Local High School Students Shadow Forecasters At NOAA Storm Prediction Center
Students from Norman and Moore Public Schools
participated in a Job Shadow program with the National Oceanic and Atmospheric
Administration’s Storm Prediction Center in Norman, Okla.
The program allows high school students
interested in meteorology to spend a day interacting with operational
forecasters and touring the facility.

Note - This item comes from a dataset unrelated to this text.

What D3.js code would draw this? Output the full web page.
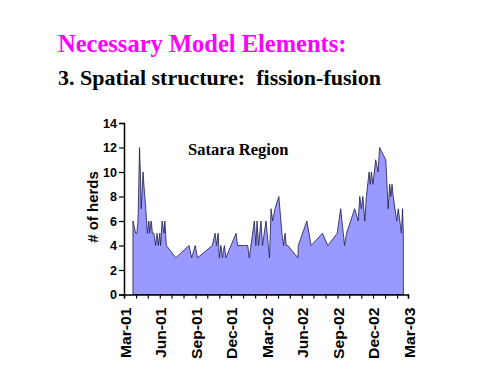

The students watch forecasters as they go
about their typical daily activities, including issuing severe thunderstorm and
tornado forecasts and watches throughout the contiguous United States.

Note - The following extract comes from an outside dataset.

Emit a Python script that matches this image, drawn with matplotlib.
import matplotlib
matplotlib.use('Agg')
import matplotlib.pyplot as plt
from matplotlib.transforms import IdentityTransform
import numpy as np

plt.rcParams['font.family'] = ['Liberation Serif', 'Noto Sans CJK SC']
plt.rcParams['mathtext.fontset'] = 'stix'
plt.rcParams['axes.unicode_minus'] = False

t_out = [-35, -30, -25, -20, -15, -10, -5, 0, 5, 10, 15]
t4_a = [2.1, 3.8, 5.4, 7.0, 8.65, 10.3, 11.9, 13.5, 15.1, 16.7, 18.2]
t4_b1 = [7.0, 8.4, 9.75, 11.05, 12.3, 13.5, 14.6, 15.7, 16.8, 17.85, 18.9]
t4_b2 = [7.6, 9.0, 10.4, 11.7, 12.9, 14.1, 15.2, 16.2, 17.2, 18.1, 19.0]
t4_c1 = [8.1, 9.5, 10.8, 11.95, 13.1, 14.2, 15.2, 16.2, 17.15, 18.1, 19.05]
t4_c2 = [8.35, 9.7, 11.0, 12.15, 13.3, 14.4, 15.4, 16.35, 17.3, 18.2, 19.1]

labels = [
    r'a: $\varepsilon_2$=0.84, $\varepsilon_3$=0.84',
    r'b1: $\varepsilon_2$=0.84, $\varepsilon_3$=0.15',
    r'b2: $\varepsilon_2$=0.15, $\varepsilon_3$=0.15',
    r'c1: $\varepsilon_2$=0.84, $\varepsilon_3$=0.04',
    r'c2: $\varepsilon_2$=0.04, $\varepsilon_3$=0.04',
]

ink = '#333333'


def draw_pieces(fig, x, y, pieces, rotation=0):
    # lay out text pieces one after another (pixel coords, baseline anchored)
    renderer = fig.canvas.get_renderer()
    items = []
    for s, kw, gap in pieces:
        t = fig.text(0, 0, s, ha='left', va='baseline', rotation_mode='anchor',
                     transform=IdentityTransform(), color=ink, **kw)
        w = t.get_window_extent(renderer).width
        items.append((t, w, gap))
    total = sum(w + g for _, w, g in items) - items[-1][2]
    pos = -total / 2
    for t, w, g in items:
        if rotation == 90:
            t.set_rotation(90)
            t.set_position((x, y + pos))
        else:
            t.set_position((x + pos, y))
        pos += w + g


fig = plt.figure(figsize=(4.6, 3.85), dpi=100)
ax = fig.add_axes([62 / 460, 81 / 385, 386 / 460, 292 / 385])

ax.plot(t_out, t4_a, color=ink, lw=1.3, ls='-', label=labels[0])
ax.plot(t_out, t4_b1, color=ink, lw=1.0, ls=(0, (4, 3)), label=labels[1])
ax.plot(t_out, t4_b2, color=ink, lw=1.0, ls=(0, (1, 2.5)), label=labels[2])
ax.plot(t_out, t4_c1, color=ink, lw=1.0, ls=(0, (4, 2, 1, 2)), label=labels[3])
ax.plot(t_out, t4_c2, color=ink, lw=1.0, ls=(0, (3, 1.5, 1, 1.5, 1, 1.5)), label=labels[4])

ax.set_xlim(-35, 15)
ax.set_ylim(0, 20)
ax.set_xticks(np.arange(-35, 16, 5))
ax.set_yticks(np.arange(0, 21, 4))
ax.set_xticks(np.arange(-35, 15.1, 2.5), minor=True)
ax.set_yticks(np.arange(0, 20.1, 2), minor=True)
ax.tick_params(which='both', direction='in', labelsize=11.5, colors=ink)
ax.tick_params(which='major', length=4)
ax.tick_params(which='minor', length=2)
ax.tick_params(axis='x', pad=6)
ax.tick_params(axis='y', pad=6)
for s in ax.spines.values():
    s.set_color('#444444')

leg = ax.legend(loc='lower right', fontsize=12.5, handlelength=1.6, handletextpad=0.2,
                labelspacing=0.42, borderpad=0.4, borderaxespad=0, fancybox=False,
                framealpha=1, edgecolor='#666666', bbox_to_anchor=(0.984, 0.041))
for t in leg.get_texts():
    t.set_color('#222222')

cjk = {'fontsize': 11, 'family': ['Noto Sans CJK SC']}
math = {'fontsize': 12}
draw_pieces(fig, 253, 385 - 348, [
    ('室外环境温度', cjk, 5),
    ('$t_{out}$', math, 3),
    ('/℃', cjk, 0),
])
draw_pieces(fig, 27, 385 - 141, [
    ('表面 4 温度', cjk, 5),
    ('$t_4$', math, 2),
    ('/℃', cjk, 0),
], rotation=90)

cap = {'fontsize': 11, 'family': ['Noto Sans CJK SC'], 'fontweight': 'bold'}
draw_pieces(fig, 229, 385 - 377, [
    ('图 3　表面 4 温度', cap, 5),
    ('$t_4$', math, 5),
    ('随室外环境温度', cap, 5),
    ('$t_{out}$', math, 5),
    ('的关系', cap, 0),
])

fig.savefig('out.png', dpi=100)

Two students from the Moore High Schools
shadowed forecasters Oct. 28 and 29, and two students from Norman High Schools
participated on Nov. 3 and 4.
The program began last March when Marty
Farris, a Norman North student, and Ryan Marx, a Norman High School student,
each spent a day at the SPC.
The program is coordinated by SPC forecaster
Jeff Peters, who accompanies the students through the day and provides a
comprehensive tour, along with a detailed slide show explaining the SPC
operations, the organizational structure, and instruments used to obtain
meteorological data for their suite of forecast products. In addition, each
student will attend a daily map discussion facilitated by both SPC forecasters
and National Severe Storms Laboratory researchers.

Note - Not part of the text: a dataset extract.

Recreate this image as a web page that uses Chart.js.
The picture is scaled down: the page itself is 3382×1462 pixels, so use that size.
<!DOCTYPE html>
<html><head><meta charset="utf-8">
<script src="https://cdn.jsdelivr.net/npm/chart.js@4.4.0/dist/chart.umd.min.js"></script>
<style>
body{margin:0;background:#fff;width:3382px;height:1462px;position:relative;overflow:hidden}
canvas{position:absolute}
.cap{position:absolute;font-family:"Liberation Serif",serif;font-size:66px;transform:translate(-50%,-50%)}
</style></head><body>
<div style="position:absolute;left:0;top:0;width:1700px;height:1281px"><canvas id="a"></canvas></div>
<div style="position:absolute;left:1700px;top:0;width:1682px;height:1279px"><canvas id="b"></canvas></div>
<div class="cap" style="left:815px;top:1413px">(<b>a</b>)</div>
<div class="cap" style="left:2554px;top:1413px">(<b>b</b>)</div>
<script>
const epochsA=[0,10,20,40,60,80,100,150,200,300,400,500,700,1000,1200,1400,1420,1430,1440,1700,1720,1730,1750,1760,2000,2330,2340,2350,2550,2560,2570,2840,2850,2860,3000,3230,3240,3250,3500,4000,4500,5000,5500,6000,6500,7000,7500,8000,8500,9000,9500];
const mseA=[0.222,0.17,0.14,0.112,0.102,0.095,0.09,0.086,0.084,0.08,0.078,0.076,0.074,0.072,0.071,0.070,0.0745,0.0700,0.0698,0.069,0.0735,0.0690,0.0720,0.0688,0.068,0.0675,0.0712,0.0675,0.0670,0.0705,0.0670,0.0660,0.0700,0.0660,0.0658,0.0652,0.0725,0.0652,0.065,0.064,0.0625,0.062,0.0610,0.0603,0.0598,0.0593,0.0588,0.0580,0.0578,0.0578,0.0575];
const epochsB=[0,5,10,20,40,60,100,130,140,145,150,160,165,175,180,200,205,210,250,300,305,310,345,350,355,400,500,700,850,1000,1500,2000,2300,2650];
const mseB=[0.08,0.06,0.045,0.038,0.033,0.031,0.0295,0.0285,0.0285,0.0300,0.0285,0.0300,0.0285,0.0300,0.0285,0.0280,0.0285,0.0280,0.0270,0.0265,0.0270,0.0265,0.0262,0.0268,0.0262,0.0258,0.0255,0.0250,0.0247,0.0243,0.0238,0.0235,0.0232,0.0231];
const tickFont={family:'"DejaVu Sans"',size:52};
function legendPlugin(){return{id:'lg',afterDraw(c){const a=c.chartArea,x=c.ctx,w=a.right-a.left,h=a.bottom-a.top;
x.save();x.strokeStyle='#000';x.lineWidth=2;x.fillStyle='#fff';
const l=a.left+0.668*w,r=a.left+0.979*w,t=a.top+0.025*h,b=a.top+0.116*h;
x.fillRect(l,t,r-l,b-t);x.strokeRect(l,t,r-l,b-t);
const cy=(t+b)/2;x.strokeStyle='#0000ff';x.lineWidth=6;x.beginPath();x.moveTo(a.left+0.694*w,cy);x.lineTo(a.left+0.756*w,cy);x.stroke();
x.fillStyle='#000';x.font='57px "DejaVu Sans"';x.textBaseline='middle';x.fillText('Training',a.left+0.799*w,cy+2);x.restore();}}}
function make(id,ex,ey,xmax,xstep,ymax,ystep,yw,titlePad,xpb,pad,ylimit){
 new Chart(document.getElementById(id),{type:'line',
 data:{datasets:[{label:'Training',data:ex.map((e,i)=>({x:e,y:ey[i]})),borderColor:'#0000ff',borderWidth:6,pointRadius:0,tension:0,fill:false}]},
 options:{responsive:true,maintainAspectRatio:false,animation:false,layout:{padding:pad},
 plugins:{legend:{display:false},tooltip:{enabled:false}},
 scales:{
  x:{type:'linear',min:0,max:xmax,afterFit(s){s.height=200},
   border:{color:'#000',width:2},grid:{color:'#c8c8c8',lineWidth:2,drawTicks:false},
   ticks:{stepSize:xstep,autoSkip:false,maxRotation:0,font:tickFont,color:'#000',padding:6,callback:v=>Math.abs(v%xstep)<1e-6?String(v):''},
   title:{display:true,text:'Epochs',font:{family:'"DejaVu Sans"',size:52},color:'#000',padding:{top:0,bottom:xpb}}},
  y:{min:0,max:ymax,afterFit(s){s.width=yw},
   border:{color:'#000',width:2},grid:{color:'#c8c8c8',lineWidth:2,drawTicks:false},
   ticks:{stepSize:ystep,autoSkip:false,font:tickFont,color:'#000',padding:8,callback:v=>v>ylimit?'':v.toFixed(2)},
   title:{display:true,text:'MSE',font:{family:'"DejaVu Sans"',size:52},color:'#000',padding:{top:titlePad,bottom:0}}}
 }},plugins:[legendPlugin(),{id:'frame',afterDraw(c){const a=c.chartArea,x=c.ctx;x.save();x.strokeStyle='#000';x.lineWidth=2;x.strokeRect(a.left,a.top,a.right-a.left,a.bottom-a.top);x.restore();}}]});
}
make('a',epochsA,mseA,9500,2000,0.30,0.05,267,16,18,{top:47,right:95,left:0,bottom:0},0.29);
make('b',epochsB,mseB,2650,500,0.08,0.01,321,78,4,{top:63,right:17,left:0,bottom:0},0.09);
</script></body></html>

The NOAA Storm Prediction Center issues
forecasts and watches for severe thunderstorms and tornadoes over the
contiguous United States. The SPC also monitors heavy rain, heavy snow and fire
weather events across the U.S. and issues specific national products for those
hazards. SPC meteorologists are on duty 24 hours a day, seven days a week. Part
of the National Weather Service’s National Centers for Environmental
Prediction, the SPC was established in Washington, D.C. in 1952, moved to
Kansas City in 1954 and then Norman in 1997.
The SPC’s program is part of the national Job
Shadowing 2004, a joint initiative of a coalition that includes America’s
Promise, Junior Achievement and the U.S. Department of Labor. Job Shadowing
2004 is supported through national co-sponsors Monster and News Corporation.